16. In this box, you would be able to search for a variety of different things. Enter the E.C. number for your protein (enter just the numbers in the format “X.X.X.X”) and press exec.ww
17. Take note of the pathway(s) in which your enzyme participates. Depending on the enzyme there may be only one listing or there may be several. Click on the hyperlink to bring up the actual pathway map. We will look at a number of these pathways later in the semester.
18. Your enzyme will be colored red on the pathway. All of the E.C. numbers and intermediary metabolites are hyperlinks. Press on the link to your enzyme. What information is here? We will explore metabolic diseases in a few moments. Look toward the bottom for a line entitled Disease. MIM:#####. This link will take you directly to the database for genetic diseases. Press the back button to return to the map.
19. Now, press on the circle that represents your starting material. A structure of the compound will appear. If this compound is used in several different metabolic reactions, you will be able to see that on the page that appears. Press the back button and return to the metabolic map.
20. You can superimpose a lot of information on the pathway by using the pull down menu at the top left. For instance, click an hold on the pull down menu that reads reference pathway. Select Homo sapiens. Then press Exec. Some of the boxes are now shaded. Is your enzyme shaded? Click on the shaded box to see information on this homolog. Clicking on the back button will take you back to the pathway. To what use could you put the knowledge that metabolic pathways between two organisms sometimes differ?
21. Now, to see if there are any genetic diseases associated with your enzyme, go to the OMIM database is the on-line database of Mendelian Inheritance in Man (http://www.ncbi.nlm.nih.gov/Omim/). You may have already found one or more of them in step 18.
22. Click on Search the OMIM database.
23. Enter the name of your enzyme in the search window and press return.
24. The computer should respond with a list of citations to your enzyme. Use this information to answer question below. Some of the proteins will have very extensive links while others will be pretty minimalistic. For anyone who wants to see how much information there is on a well-studied genetic defect, explore phenylalanine hydroxylase (EC: 1.14.16.1), the enzyme responsible for PKU.
25. Take notice of your enzyme throughout the course. You may be called on to tell us something interesting about your enzyme during our discussions.
Thought questions to help you reflect on the exercise and analyze the output files:
a) Compare and contrast the information available on the NiceZyme and NiceProt pages and explain when you might one to consult one rather than the other.
b) In three independent digestions, subject your protein to cleavage with trypsin, chymotrypsin (high specificity) and cyanogen bromide.
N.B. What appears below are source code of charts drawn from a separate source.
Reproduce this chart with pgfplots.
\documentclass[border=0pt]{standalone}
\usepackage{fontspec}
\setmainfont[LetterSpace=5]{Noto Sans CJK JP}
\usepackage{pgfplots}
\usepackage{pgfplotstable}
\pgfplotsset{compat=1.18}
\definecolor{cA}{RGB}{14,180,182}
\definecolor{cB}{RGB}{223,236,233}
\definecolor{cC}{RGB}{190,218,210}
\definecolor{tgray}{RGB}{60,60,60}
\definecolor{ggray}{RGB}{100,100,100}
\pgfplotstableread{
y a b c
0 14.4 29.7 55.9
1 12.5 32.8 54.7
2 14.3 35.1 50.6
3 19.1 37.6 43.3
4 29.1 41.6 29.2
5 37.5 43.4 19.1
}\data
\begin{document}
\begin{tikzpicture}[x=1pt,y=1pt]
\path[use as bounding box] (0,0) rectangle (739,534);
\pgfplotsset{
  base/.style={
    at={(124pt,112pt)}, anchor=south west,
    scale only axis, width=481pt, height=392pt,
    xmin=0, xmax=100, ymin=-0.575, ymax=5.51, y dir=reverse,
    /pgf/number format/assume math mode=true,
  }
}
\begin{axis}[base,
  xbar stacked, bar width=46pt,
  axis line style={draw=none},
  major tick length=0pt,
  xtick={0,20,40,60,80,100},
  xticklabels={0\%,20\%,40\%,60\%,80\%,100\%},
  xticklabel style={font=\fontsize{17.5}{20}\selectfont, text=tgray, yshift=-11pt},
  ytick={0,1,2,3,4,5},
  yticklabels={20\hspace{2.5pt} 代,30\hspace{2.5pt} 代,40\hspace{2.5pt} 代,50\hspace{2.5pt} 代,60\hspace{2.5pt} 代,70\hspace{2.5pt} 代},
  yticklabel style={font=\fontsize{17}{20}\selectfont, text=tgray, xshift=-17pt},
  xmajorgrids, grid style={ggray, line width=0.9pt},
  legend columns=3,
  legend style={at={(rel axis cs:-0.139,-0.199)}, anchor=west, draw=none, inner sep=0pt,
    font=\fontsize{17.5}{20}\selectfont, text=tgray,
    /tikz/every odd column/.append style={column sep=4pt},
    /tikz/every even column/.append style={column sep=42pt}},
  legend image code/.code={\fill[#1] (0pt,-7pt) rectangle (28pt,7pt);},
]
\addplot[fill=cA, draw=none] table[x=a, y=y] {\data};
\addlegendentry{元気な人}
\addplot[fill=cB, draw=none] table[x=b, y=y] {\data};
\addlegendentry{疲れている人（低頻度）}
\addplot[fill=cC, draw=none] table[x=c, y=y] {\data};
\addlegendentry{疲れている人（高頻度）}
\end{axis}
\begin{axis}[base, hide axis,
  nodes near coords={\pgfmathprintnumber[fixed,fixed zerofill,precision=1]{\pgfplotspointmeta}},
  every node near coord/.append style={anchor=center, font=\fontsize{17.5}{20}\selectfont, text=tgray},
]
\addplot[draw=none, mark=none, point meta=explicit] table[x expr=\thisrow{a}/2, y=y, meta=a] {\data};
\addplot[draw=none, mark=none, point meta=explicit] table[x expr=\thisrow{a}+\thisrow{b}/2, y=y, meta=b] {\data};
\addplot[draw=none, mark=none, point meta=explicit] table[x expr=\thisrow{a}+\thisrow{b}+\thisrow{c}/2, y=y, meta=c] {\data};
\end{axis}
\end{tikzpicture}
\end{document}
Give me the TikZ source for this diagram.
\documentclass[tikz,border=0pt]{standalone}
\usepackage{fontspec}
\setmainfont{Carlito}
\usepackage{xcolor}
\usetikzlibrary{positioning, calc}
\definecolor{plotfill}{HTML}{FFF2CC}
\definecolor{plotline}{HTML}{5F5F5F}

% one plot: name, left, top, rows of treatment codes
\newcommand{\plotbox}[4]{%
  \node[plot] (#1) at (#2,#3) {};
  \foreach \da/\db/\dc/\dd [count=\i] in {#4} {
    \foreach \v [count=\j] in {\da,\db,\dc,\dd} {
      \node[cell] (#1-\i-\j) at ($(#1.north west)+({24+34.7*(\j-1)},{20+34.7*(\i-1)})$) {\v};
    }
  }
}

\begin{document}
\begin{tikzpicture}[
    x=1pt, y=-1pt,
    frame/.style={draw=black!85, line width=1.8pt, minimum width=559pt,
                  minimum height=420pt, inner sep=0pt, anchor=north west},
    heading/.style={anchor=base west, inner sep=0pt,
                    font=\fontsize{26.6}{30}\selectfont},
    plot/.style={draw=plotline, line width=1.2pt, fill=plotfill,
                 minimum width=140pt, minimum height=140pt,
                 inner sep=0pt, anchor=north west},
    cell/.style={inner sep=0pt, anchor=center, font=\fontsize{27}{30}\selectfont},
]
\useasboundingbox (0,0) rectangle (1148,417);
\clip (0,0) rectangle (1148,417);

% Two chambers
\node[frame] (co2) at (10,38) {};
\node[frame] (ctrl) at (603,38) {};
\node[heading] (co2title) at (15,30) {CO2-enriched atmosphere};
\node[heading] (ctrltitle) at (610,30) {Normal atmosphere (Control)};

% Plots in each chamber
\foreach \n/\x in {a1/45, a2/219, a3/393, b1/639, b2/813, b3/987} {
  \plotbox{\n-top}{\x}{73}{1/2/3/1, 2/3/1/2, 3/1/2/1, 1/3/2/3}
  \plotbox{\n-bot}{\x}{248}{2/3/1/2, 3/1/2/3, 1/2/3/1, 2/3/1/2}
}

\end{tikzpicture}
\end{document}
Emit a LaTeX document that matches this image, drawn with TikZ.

Use the tool PeptideCutter found on the ExPASy home page (ExPASy --> proteomics tools --> Identification and characterization --> peptidecutter). Turn in the cleavage map with your problem set. For one peptide (10 amino acids or longer) draw out the complete structure, calculate its molecular weight and determine its net charge at pH 2, pH 7 and pH 9.
c) What chemical reaction does your enzyme catalyze?
d) Does your enzyme require a cofactor for catalytic activity?
e) In what metabolic pathway does your protein participate?
f) Is there a disease associated with a mutation of your protein? If so, what is it? If there are multiple, describe one. Include information on what that disease is, what the mutation is that causes it and whether the disease is related to altered activity, altered expression levels or improper regulation of the activity.